To: RealMuLan who wrote (4455)2/22/2005 8:10:15 PM
From: RealMuLan  Read Replies (1) | Respond to of 6370
 
China's new-riches netted in E-Times
(Shenzhen Daily)
Updated: 2005-02-22 09:15

A young man was earning 100,000 yuan (US$12,082) a month from his music download Web site, the Shenzhen Economic Daily reported Sunday.

The Web site, called YYMP3, once ranked 420th worldwide in terms of visitor flow, according to statistics by www.amazon.com and www.alexa.com, the newspaper said.

Zou Guobin, 23, established the Web site in 2001 when he was a school student.

Since the end of last year, Zou has been in talks to sell the Web site, and he plans to create a new site if the deal is clinched.

In 1998, Zou learned Web page designing in the hope of demonstrating his artistic work online.

Born into a well-to-do family, Zou's father gave him more than 2,000 yuan per month after he started studying at an industrial school in 1999.

He spent less than 800 yuan a month and used his savings to buy an Internet domain and established his first Web site in the same year.

Unexpectedly, the entertainment and games site attracted 30,000 users at a time when the Internet was not so popular.
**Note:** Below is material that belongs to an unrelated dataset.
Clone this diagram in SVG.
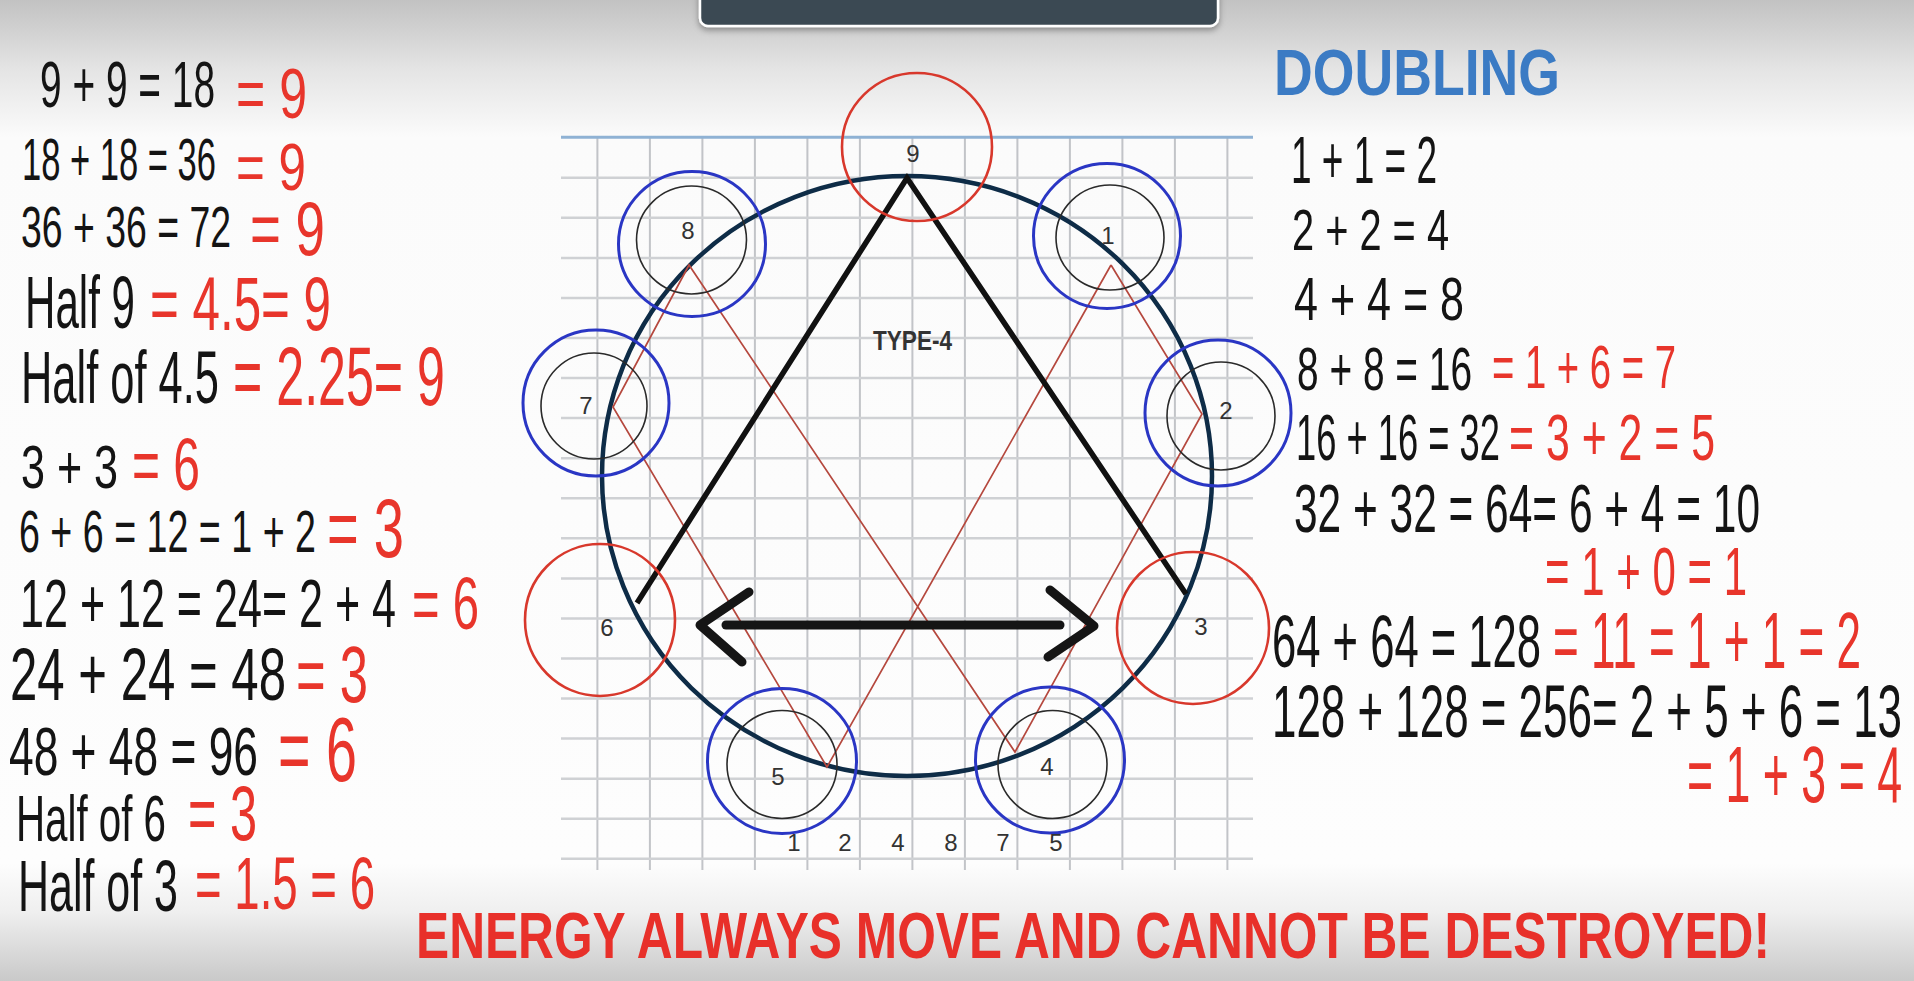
<svg xmlns="http://www.w3.org/2000/svg" width="1914" height="981" viewBox="0 0 1914 981">
<defs>
<linearGradient id="bg" x1="0" y1="0" x2="0" y2="1">
<stop offset="0" stop-color="#c2c2c2"/>
<stop offset="0.07" stop-color="#e4e4e4"/>
<stop offset="0.14" stop-color="#fbfbfb"/>
<stop offset="0.88" stop-color="#fdfdfd"/>
<stop offset="0.93" stop-color="#efefef"/>
<stop offset="1" stop-color="#c9c9c9"/>
</linearGradient>
<filter id="sh" x="-5%" y="-50%" width="110%" height="200%"><feDropShadow dx="0" dy="3" stdDeviation="3" flood-color="#000" flood-opacity="0.35"/></filter>
</defs>
<style>
.t{font-family:"Liberation Sans",Arial,sans-serif;}
.k{fill:#141414;}
.r{fill:#e8352b;}
.gv{stroke:#c2c4c8;stroke-width:2;}
.gh{stroke:#cfd1d4;stroke-width:2.5;}
.blue{fill:none;stroke:#2a36c4;stroke-width:3;}
.inner{fill:none;stroke:#2a2a2a;stroke-width:1.6;}
.red{fill:none;stroke:#d8382c;stroke-width:2.6;}
.lbl{font-family:"Liberation Sans",Arial,sans-serif;font-size:24px;fill:#333;text-anchor:middle;}
.rl{fill:none;stroke:#b5483e;stroke-width:1.7;}
</style>
<rect width="1914" height="981" fill="url(#bg)"/>
<rect x="700" y="-12" width="518" height="38" rx="8" fill="#3b4852" stroke="#ffffff" stroke-width="2.5" filter="url(#sh)"/>

<g id="grid">
<g class="gv">
<line x1="597.4" y1="137" x2="597.4" y2="870"/>
<line x1="649.9" y1="137" x2="649.9" y2="870"/>
<line x1="702.4" y1="137" x2="702.4" y2="870"/>
<line x1="754.9" y1="137" x2="754.9" y2="870"/>
<line x1="807.4" y1="137" x2="807.4" y2="870"/>
<line x1="859.9" y1="137" x2="859.9" y2="870"/>
<line x1="912.4" y1="137" x2="912.4" y2="870"/>
<line x1="964.9" y1="137" x2="964.9" y2="870"/>
<line x1="1017.4" y1="137" x2="1017.4" y2="870"/>
<line x1="1069.9" y1="137" x2="1069.9" y2="870"/>
<line x1="1122.4" y1="137" x2="1122.4" y2="870"/>
<line x1="1174.9" y1="137" x2="1174.9" y2="870"/>
<line x1="1227.4" y1="137" x2="1227.4" y2="870"/>
</g>
<g class="gh">
<line x1="561" y1="177.8" x2="1253" y2="177.8"/>
<line x1="561" y1="217.8" x2="1253" y2="217.8"/>
<line x1="561" y1="257.9" x2="1253" y2="257.9"/>
<line x1="561" y1="297.9" x2="1253" y2="297.9"/>
<line x1="561" y1="338" x2="1253" y2="338"/>
<line x1="561" y1="378.1" x2="1253" y2="378.1"/>
<line x1="561" y1="418.1" x2="1253" y2="418.1"/>
<line x1="561" y1="458.2" x2="1253" y2="458.2"/>
<line x1="561" y1="498.2" x2="1253" y2="498.2"/>
<line x1="561" y1="538.3" x2="1253" y2="538.3"/>
<line x1="561" y1="578.4" x2="1253" y2="578.4"/>
<line x1="561" y1="618.4" x2="1253" y2="618.4"/>
<line x1="561" y1="658.5" x2="1253" y2="658.5"/>
<line x1="561" y1="698.5" x2="1253" y2="698.5"/>
<line x1="561" y1="738.6" x2="1253" y2="738.6"/>
<line x1="561" y1="778.7" x2="1253" y2="778.7"/>
<line x1="561" y1="818.7" x2="1253" y2="818.7"/>
<line x1="561" y1="858.8" x2="1253" y2="858.8"/>
</g>
<line x1="561" y1="137.2" x2="1253" y2="137.2" stroke="#8fb2d4" stroke-width="3"/>
</g>

<g id="main-ring">
<ellipse cx="907" cy="476" rx="305" ry="300" fill="none" stroke="#0e2c47" stroke-width="4.5"/>
</g>

<g id="connectors">
<polyline class="rl" points="1111,265 1202,414 1015,752 689,265 613,407 827,767 1111,265"/>
<polyline points="637,603 907,178 1186,594" fill="none" stroke="#111" stroke-width="5.5" stroke-linejoin="miter"/>
<g stroke="#151515" stroke-width="9" stroke-linecap="round" stroke-linejoin="round" fill="none">
<line x1="726" y1="625" x2="1060" y2="625"/>
<polyline points="749,592 700,625 742,662"/>
<polyline points="1050,590 1094,626 1048,657"/>
</g>
</g>

<g id="node-9"><ellipse class="red" cx="917" cy="147" rx="75" ry="74"/><text class="lbl" x="913" y="162">9</text></g>
<g id="node-8"><ellipse class="blue" cx="692" cy="244" rx="73.5" ry="72.5"/><ellipse class="inner" cx="691.5" cy="240" rx="55" ry="54"/><text class="lbl" x="688" y="239">8</text></g>
<g id="node-1"><ellipse class="blue" cx="1107" cy="236" rx="73.5" ry="72.5"/><ellipse class="inner" cx="1110" cy="237.5" rx="54" ry="52.5"/><text class="lbl" x="1108" y="244">1</text></g>
<g id="node-7"><ellipse class="blue" cx="596" cy="403" rx="73" ry="73"/><ellipse class="inner" cx="594" cy="406" rx="53" ry="53"/><text class="lbl" x="586" y="414">7</text></g>
<g id="node-2"><ellipse class="blue" cx="1218" cy="413" rx="73" ry="73"/><ellipse class="inner" cx="1221" cy="416" rx="54" ry="54"/><text class="lbl" x="1226" y="419">2</text></g>
<g id="node-6"><ellipse class="red" cx="600" cy="620" rx="75" ry="76"/><text class="lbl" x="607" y="636">6</text></g>
<g id="node-3"><ellipse class="red" cx="1193" cy="628" rx="76" ry="76"/><text class="lbl" x="1201" y="635">3</text></g>
<g id="node-5"><ellipse class="blue" cx="782" cy="761" rx="74.5" ry="72.5"/><ellipse class="inner" cx="782" cy="764.5" rx="55" ry="54"/><text class="lbl" x="778" y="785">5</text></g>
<g id="node-4"><ellipse class="blue" cx="1050" cy="760" rx="74.5" ry="73"/><ellipse class="inner" cx="1052.5" cy="764.5" rx="54.5" ry="54"/><text class="lbl" x="1047" y="775">4</text></g>

<g id="labels">
<text class="t" transform="translate(873,350) scale(0.806,1)" font-size="28" font-weight="bold" fill="#333" textLength="98" lengthAdjust="spacingAndGlyphs">TYPE-4</text>
<g class="lbl" font-size="23">
<text x="794" y="851">1</text><text x="845" y="851">2</text><text x="898" y="851">4</text><text x="951" y="851">8</text><text x="1003" y="851">7</text><text x="1056" y="851">5</text>
</g>
</g>

<g id="left-equations" class="t">
<text class="k" transform="translate(40,107) scale(0.607,1)" font-size="64" textLength="288.3" lengthAdjust="spacingAndGlyphs">9 + 9 = 18</text>
<text class="r" transform="translate(236,118) scale(0.705,1)" font-size="71" textLength="100.7" lengthAdjust="spacingAndGlyphs">= 9</text>
<text class="k" transform="translate(22,180) scale(0.576,1)" font-size="60" textLength="336.8" lengthAdjust="spacingAndGlyphs">18 + 18 = 36</text>
<text class="r" transform="translate(236,190) scale(0.737,1)" font-size="67" textLength="95" lengthAdjust="spacingAndGlyphs">= 9</text>
<text class="k" transform="translate(21,247) scale(0.645,1)" font-size="58" textLength="325.6" lengthAdjust="spacingAndGlyphs">36 + 36 = 72</text>
<text class="r" transform="translate(250,255) scale(0.696,1)" font-size="76" textLength="107.8" lengthAdjust="spacingAndGlyphs">= 9</text>
<text class="k" transform="translate(25,328) scale(0.569,1)" font-size="74" textLength="193.3" lengthAdjust="spacingAndGlyphs">Half 9</text>
<text class="r" transform="translate(150,330) scale(0.649,1)" font-size="76" textLength="278.9" lengthAdjust="spacingAndGlyphs">= 4.5= 9</text>
<text class="k" transform="translate(21,403) scale(0.587,1)" font-size="74" textLength="337.3" lengthAdjust="spacingAndGlyphs">Half of 4.5</text>
<text class="r" transform="translate(233,405) scale(0.604,1)" font-size="83" textLength="351" lengthAdjust="spacingAndGlyphs">= 2.25= 9</text>
<text class="k" transform="translate(21,488) scale(0.695,1)" font-size="62" textLength="139.6" lengthAdjust="spacingAndGlyphs">3 + 3</text>
<text class="r" transform="translate(132,490) scale(0.639,1)" font-size="75" textLength="106.4" lengthAdjust="spacingAndGlyphs">= 6</text>
<text class="k" transform="translate(19,552) scale(0.627,1)" font-size="60" textLength="473.7" lengthAdjust="spacingAndGlyphs">6 + 6 = 12 = 1 + 2</text>
<text class="r" transform="translate(327,557) scale(0.654,1)" font-size="83" textLength="117.7" lengthAdjust="spacingAndGlyphs">= 3</text>
<text class="k" transform="translate(20,627) scale(0.624,1)" font-size="69" textLength="602.6" lengthAdjust="spacingAndGlyphs">12 + 12 = 24= 2 + 4</text>
<text class="r" transform="translate(412,629) scale(0.63,1)" font-size="75" textLength="106.3" lengthAdjust="spacingAndGlyphs">= 6</text>
<text class="k" transform="translate(10,700) scale(0.664,1)" font-size="74" textLength="415.7" lengthAdjust="spacingAndGlyphs">24 + 24 = 48</text>
<text class="r" transform="translate(296,702) scale(0.643,1)" font-size="79" textLength="112" lengthAdjust="spacingAndGlyphs">= 3</text>
<text class="k" transform="translate(9,775) scale(0.643,1)" font-size="69" textLength="387.2" lengthAdjust="spacingAndGlyphs">48 + 48 = 96</text>
<text class="r" transform="translate(278,781) scale(0.619,1)" font-size="90" textLength="127.6" lengthAdjust="spacingAndGlyphs">= 6</text>
<text class="k" transform="translate(16,841) scale(0.629,1)" font-size="64" textLength="238.5" lengthAdjust="spacingAndGlyphs">Half of 6</text>
<text class="r" transform="translate(188,840) scale(0.624,1)" font-size="78" textLength="110.6" lengthAdjust="spacingAndGlyphs">= 3</text>
<text class="k" transform="translate(18,911) scale(0.597,1)" font-size="72" textLength="268" lengthAdjust="spacingAndGlyphs">Half of 3</text>
<text class="r" transform="translate(195,909) scale(0.616,1)" font-size="74" textLength="292.2" lengthAdjust="spacingAndGlyphs">= 1.5 = 6</text>
</g>

<g id="right-equations" class="t">
<text transform="translate(1274,95) scale(0.825,1)" font-size="65" font-weight="bold" fill="#3b7bc4" textLength="346.7" lengthAdjust="spacingAndGlyphs">DOUBLING</text>
<text class="k" transform="translate(1291,183) scale(0.552,1)" font-size="67" textLength="264.5" lengthAdjust="spacingAndGlyphs">1 + 1 = 2</text>
<text class="k" transform="translate(1292,250) scale(0.686,1)" font-size="58" textLength="228.9" lengthAdjust="spacingAndGlyphs">2 + 2 = 4</text>
<text class="k" transform="translate(1294,320) scale(0.694,1)" font-size="62" textLength="245" lengthAdjust="spacingAndGlyphs">4 + 4 = 8</text>
<text class="k" transform="translate(1297,390) scale(0.627,1)" font-size="62" textLength="279.1" lengthAdjust="spacingAndGlyphs">8 + 8 = 16</text>
<text class="r" transform="translate(1492,388) scale(0.617,1)" font-size="62" textLength="298.2" lengthAdjust="spacingAndGlyphs">= 1 + 6 = 7</text>
<text class="k" transform="translate(1296,460) scale(0.559,1)" font-size="65" textLength="364.9" lengthAdjust="spacingAndGlyphs">16 + 16 = 32</text>
<text class="r" transform="translate(1509,460) scale(0.659,1)" font-size="65" textLength="312.6" lengthAdjust="spacingAndGlyphs">= 3 + 2 = 5</text>
<text class="k" transform="translate(1294,532) scale(0.624,1)" font-size="68" textLength="746.8" lengthAdjust="spacingAndGlyphs">32 + 32 = 64= 6 + 4 = 10</text>
<text class="r" transform="translate(1545,595) scale(0.609,1)" font-size="69" textLength="331.7" lengthAdjust="spacingAndGlyphs">= 1 + 0 = 1</text>
<text class="k" transform="translate(1272,667) scale(0.581,1)" font-size="75" textLength="463" lengthAdjust="spacingAndGlyphs">64 + 64 = 128</text>
<text class="r" transform="translate(1553,668) scale(0.545,1)" font-size="80" textLength="565.1" lengthAdjust="spacingAndGlyphs">= 11 = 1 + 1 = 2</text>
<text class="k" transform="translate(1272,737) scale(0.585,1)" font-size="75" textLength="1076.9" lengthAdjust="spacingAndGlyphs">128 + 128 = 256= 2 + 5 + 6 = 13</text>
<text class="r" transform="translate(1687,802) scale(0.566,1)" font-size="79" textLength="379.9" lengthAdjust="spacingAndGlyphs">= 1 + 3 = 4</text>
</g>

<g id="footer">
<text class="t" transform="translate(416,958) scale(0.756,1)" font-size="65" font-weight="bold" fill="#e8302a" textLength="1791" lengthAdjust="spacingAndGlyphs">ENERGY ALWAYS MOVE AND CANNOT BE DESTROYED!</text>
</g>
</svg>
A year later, Zou earned his first 500 yuan from an advertiser.

Zou established his music Web site in 2001 and spent almost all his time on it. It was attracting more than 100,000 visitors a day.

After he graduated in 2002, Zou declined to work for his father in the real estate industry, but visited Shanghai and Beijing to learn from other music site operators. He was enrolled by the Shenzhen Institute of Information Technology in the same year.

The Web site's income from advertisements, short messages and music sales began to soar, and the youth site reportedly attracted attention from some big brand names, including L'Oreal and Pepsi.

Zou made several thousand yuan a month, and the figure kept rising. Zou was too busy to continue his studies and dropped out of the college.

He said a Beijing investor would buy his site for 4 million yuan, and he would continue working with the site for six months to a year for a smooth transfer.